## WORK TO COMPLETE
Write again exactly the lines in the listing below, starting at the line with "Emit a web page" and ending at the line with "Arial, Helvetica, sans-serif';", both included. Pictures are not copied.

--- start PROVIDED DATA ---

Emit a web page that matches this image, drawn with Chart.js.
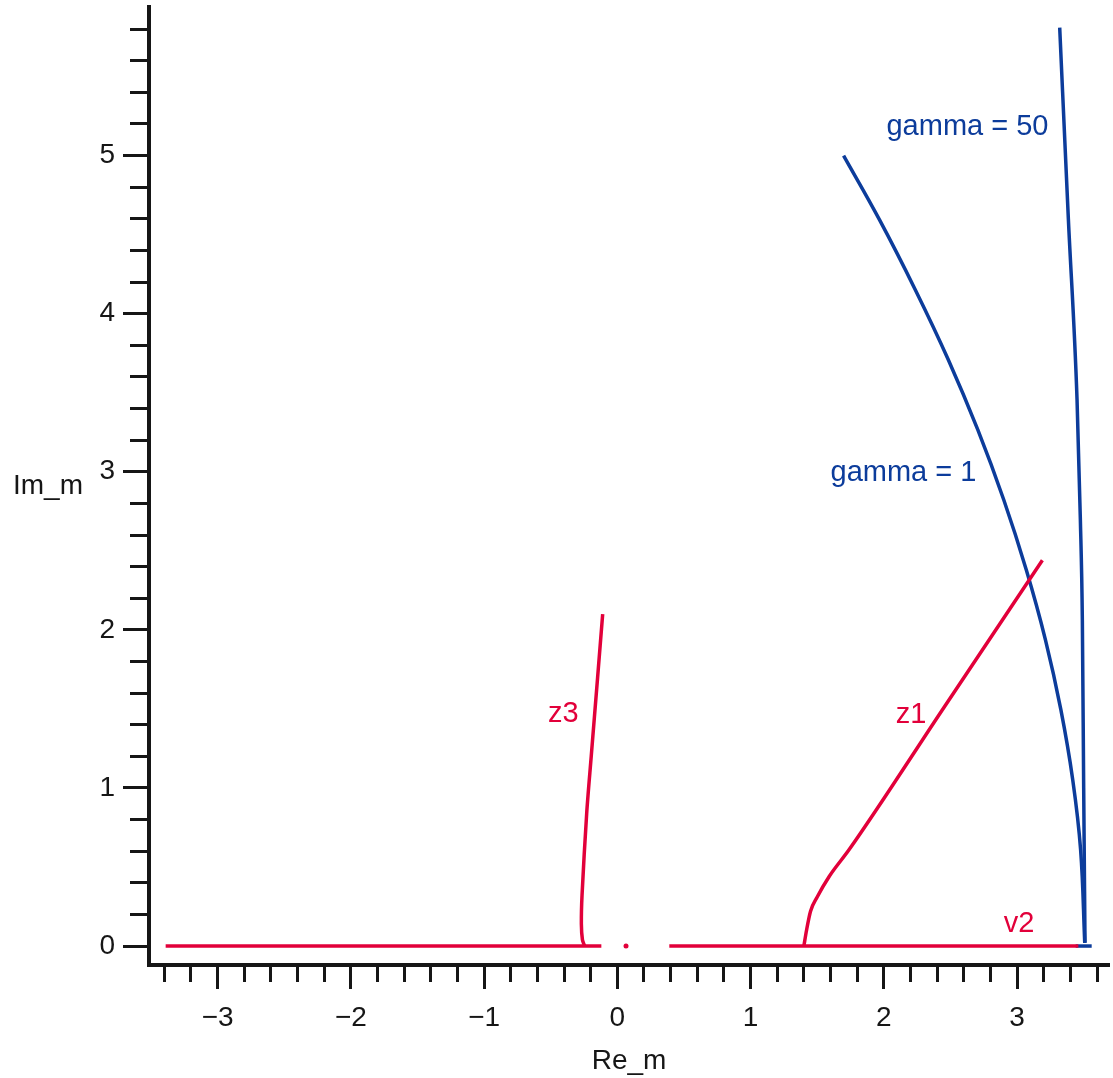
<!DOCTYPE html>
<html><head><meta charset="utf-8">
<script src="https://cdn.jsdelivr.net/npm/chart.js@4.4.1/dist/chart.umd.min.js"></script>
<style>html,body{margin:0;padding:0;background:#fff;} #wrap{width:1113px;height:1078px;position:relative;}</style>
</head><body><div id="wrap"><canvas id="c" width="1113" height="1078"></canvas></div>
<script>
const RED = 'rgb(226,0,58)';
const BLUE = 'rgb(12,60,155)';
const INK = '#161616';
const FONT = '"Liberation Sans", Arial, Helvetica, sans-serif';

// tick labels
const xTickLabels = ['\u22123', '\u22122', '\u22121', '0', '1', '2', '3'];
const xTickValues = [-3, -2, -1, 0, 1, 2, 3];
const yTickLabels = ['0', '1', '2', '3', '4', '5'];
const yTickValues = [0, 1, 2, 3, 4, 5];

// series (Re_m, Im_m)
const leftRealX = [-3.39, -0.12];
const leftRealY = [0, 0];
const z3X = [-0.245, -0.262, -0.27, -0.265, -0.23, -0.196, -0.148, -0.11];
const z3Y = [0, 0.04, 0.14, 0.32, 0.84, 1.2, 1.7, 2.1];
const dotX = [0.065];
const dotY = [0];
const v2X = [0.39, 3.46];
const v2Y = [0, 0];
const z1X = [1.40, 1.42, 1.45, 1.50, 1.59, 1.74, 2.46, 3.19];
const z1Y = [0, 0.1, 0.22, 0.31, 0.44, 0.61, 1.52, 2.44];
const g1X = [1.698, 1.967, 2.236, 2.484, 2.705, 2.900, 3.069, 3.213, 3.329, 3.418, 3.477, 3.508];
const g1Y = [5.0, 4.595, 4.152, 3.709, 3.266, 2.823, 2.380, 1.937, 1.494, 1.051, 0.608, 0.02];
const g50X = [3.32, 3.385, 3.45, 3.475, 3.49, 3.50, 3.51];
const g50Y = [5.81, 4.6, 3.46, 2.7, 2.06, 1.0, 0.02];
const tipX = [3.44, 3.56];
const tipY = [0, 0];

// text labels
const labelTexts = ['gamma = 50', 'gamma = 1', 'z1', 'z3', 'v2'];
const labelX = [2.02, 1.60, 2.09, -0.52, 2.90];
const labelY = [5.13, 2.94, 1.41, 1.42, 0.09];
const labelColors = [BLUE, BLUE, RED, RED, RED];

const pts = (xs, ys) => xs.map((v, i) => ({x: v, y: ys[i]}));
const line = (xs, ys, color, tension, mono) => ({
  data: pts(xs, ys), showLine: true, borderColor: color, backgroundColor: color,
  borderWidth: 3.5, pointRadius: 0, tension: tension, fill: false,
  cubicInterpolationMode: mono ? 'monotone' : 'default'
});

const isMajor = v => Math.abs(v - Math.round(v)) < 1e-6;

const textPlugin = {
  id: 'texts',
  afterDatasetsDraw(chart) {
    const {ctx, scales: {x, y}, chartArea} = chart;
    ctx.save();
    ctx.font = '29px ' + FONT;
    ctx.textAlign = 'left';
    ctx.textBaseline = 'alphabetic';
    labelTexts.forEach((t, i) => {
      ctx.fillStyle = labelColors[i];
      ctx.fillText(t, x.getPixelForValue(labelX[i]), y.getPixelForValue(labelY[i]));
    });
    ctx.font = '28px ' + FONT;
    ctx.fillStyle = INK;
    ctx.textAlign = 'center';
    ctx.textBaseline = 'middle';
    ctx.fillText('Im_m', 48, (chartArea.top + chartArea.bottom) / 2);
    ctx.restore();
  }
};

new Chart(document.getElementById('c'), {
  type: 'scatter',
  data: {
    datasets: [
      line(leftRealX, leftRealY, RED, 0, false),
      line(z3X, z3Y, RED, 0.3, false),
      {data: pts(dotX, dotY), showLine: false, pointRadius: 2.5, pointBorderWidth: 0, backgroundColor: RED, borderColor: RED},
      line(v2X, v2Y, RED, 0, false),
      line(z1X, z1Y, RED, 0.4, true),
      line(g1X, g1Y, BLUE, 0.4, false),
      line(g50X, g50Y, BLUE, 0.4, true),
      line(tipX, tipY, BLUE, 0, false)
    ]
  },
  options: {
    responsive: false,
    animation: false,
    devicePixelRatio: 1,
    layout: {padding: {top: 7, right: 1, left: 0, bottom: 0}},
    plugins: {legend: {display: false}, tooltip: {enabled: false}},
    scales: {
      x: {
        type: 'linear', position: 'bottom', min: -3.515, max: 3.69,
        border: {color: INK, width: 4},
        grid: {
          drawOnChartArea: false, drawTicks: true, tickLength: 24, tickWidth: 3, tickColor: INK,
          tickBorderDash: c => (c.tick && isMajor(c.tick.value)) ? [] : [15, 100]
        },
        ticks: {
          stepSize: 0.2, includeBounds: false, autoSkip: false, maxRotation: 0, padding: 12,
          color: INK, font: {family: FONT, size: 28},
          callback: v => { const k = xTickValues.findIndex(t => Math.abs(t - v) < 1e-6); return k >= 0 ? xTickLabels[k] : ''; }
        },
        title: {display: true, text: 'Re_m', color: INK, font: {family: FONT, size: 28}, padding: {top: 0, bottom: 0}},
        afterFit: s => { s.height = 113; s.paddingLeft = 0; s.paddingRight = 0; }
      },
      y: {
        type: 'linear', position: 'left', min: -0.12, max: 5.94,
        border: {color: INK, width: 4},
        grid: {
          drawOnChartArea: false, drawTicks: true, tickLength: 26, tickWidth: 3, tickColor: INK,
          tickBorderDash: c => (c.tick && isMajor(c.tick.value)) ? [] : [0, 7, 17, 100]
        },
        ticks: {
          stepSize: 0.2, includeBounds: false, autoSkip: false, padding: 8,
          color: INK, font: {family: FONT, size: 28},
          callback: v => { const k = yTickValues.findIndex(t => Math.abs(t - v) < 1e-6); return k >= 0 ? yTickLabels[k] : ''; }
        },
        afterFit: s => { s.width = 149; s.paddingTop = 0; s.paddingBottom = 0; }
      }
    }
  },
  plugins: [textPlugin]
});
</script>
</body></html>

--- end PROVIDED DATA ---
--- start PROVIDED DATA ---

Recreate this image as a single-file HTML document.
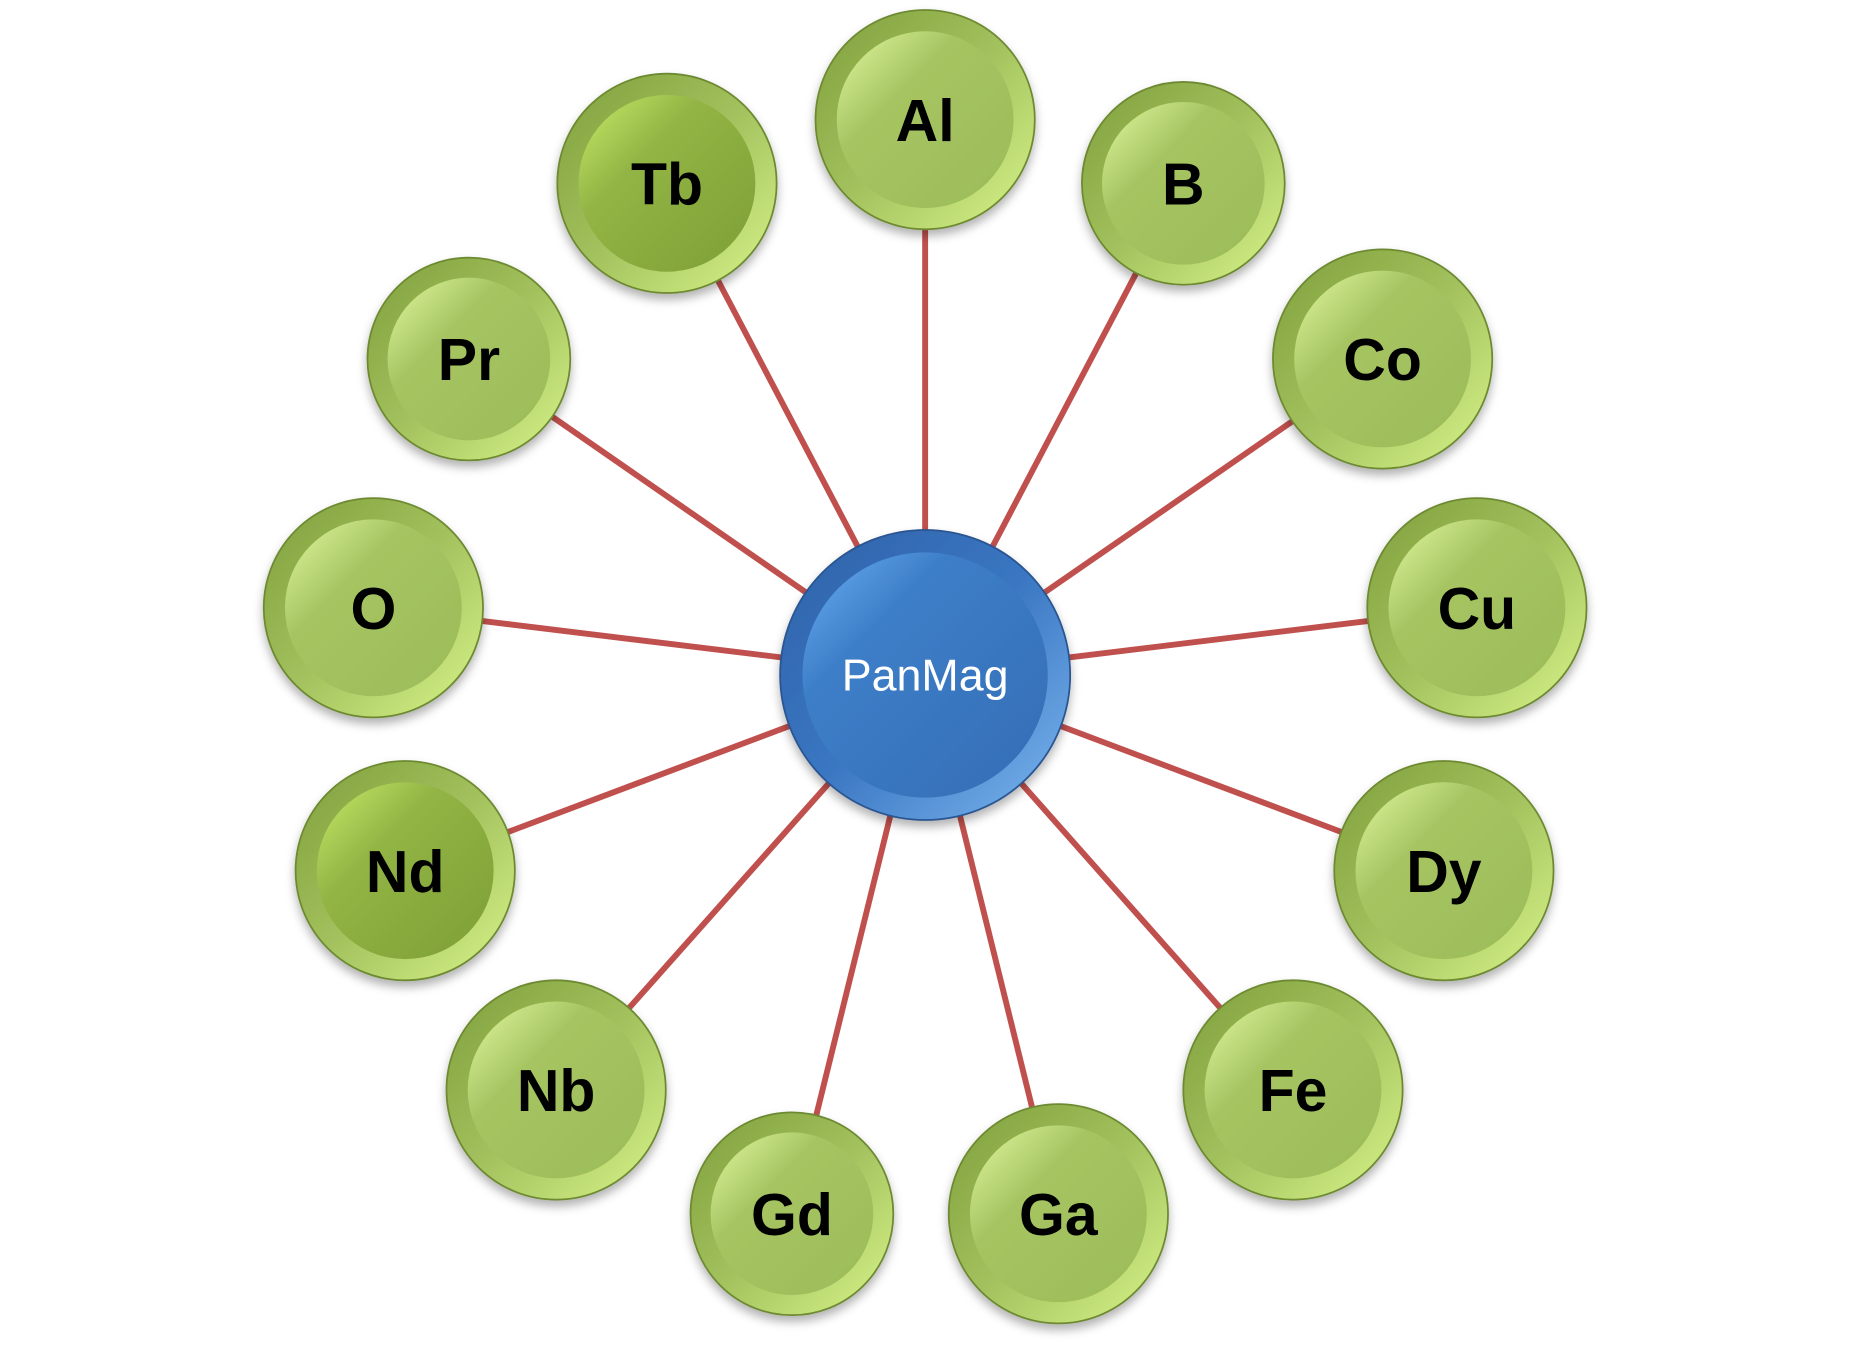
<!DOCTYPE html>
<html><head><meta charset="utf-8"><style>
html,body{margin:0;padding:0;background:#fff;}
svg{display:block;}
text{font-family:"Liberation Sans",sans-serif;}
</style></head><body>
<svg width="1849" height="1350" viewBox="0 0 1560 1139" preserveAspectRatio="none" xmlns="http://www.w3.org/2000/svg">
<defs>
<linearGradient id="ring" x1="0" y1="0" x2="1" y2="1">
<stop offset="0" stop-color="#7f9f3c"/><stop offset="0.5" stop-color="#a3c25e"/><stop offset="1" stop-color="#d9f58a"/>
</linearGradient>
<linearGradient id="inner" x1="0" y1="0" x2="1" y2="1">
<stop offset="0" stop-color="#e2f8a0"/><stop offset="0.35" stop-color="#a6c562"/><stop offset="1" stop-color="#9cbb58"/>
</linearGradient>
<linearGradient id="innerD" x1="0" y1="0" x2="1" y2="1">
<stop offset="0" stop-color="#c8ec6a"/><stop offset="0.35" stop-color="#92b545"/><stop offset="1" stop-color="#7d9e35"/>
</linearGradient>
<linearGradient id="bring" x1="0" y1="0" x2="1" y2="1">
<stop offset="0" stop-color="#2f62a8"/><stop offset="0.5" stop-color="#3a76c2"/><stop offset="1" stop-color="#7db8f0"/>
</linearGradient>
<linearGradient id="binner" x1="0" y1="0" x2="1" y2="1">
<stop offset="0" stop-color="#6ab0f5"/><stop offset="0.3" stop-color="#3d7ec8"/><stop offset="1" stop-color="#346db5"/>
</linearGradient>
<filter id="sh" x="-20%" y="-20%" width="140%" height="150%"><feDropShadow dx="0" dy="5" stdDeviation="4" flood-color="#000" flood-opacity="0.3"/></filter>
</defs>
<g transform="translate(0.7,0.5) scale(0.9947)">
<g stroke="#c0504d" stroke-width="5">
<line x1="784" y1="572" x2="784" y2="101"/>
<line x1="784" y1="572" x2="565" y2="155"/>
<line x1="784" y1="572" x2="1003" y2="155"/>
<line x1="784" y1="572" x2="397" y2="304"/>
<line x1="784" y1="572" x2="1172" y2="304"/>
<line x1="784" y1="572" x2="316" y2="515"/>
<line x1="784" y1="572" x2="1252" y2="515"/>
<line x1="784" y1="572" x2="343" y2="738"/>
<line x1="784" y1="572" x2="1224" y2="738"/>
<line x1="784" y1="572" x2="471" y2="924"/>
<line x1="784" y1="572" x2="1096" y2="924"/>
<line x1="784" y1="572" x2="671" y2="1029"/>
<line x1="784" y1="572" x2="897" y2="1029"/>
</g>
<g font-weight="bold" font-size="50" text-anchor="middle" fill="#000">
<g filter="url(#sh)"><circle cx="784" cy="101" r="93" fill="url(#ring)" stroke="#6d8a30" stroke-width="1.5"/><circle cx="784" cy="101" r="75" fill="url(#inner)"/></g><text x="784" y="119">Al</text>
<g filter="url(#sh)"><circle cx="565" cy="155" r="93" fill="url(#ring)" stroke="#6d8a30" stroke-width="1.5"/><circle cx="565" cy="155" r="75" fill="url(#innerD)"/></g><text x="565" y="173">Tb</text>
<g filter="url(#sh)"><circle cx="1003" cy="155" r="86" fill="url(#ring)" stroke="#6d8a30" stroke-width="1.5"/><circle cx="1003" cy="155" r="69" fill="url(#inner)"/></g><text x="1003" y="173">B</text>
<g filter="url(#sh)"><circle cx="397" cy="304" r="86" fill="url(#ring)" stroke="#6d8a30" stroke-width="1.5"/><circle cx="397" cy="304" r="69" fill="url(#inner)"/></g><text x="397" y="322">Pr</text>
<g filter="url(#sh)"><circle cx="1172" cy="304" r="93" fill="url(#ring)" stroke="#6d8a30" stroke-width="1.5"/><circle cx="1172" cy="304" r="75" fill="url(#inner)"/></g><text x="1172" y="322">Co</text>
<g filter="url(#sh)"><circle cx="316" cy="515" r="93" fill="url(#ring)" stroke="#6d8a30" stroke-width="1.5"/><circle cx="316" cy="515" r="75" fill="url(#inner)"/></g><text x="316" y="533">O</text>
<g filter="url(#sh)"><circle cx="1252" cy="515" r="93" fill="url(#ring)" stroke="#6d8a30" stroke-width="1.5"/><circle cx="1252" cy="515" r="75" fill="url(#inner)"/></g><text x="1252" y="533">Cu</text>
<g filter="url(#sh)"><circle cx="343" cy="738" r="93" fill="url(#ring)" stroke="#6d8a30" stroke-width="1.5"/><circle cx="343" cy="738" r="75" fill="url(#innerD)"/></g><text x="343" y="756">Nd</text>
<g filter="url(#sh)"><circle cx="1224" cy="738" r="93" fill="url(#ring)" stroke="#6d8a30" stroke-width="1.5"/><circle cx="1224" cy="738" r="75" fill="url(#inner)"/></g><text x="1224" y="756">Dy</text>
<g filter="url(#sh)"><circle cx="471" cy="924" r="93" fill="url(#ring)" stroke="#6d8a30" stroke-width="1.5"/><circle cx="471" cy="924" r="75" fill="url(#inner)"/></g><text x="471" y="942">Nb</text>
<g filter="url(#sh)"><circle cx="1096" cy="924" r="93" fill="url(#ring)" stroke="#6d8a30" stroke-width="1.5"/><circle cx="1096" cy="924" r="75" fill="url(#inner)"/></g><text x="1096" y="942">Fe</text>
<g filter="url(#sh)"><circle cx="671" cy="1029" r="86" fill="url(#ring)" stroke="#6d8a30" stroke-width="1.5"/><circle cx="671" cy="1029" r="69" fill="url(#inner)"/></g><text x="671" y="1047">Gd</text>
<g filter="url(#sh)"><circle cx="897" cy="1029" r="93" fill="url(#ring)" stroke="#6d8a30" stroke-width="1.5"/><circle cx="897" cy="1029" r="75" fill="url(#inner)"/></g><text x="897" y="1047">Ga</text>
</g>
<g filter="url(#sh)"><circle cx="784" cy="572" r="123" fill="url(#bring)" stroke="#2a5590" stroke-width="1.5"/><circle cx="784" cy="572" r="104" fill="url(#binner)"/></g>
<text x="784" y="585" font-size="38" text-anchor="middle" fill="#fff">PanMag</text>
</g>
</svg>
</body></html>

--- end PROVIDED DATA ---
--- start PROVIDED DATA ---

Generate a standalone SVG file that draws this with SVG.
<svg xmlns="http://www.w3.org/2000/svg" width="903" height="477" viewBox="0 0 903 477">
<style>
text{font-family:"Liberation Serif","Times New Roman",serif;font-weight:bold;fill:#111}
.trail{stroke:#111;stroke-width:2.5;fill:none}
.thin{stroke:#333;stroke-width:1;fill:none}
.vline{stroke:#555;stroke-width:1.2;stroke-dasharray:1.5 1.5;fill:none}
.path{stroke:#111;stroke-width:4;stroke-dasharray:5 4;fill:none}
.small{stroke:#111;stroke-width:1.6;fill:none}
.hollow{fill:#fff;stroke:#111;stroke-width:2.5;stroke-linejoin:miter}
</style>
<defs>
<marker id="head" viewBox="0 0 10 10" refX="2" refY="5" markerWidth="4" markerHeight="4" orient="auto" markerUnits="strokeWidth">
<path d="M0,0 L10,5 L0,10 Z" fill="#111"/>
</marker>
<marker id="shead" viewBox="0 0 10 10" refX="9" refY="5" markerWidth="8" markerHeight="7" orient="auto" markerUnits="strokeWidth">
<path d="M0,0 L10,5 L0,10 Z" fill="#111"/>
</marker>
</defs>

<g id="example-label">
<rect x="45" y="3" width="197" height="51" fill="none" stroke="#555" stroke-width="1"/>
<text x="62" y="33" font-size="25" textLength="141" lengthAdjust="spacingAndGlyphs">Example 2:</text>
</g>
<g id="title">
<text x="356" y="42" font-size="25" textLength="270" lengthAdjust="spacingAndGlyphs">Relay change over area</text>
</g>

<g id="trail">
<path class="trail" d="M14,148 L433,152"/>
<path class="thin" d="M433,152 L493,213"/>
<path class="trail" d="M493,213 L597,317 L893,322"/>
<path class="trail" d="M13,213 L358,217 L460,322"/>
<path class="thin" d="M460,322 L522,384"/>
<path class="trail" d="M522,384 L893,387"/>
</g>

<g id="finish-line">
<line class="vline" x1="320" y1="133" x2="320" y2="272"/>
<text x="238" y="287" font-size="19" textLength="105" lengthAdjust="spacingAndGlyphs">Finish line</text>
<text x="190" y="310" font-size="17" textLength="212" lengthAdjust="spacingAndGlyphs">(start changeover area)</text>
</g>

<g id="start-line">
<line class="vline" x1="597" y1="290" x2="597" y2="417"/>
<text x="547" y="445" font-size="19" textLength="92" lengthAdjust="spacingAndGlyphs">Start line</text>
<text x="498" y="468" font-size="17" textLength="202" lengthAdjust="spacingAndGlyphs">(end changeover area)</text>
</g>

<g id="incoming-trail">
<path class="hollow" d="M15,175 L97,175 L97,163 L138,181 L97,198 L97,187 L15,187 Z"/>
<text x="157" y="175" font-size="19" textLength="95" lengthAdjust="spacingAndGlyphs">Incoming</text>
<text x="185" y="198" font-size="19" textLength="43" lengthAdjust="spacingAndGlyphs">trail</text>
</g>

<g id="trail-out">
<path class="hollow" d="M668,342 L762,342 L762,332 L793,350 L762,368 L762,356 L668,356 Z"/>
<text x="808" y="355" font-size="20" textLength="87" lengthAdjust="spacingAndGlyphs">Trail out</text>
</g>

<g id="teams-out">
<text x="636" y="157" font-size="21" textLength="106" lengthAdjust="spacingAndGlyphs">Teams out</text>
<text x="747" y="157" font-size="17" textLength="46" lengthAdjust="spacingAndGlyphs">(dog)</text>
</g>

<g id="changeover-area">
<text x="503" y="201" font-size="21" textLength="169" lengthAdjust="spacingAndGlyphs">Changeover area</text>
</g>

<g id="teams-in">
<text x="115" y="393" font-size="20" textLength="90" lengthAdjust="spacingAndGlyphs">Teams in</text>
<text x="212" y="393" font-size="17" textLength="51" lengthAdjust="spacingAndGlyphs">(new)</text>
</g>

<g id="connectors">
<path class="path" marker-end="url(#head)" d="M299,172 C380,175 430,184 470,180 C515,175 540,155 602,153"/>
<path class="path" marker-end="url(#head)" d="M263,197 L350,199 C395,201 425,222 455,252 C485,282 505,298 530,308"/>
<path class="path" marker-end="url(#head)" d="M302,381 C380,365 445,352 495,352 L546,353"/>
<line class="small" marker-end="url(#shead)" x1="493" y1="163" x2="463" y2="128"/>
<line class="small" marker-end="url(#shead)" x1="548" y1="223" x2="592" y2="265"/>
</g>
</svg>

--- end PROVIDED DATA ---

## SOLVED EXERCISE
Emit a web page that matches this image, drawn with Chart.js.
<!DOCTYPE html>
<html><head><meta charset="utf-8">
<script src="https://cdn.jsdelivr.net/npm/chart.js@4.4.1/dist/chart.umd.min.js"></script>
<style>html,body{margin:0;padding:0;background:#fff;} #wrap{width:1113px;height:1078px;position:relative;}</style>
</head><body><div id="wrap"><canvas id="c" width="1113" height="1078"></canvas></div>
<script>
const RED = 'rgb(226,0,58)';
const BLUE = 'rgb(12,60,155)';
const INK = '#161616';
const FONT = '"Liberation Sans", Arial, Helvetica, sans-serif';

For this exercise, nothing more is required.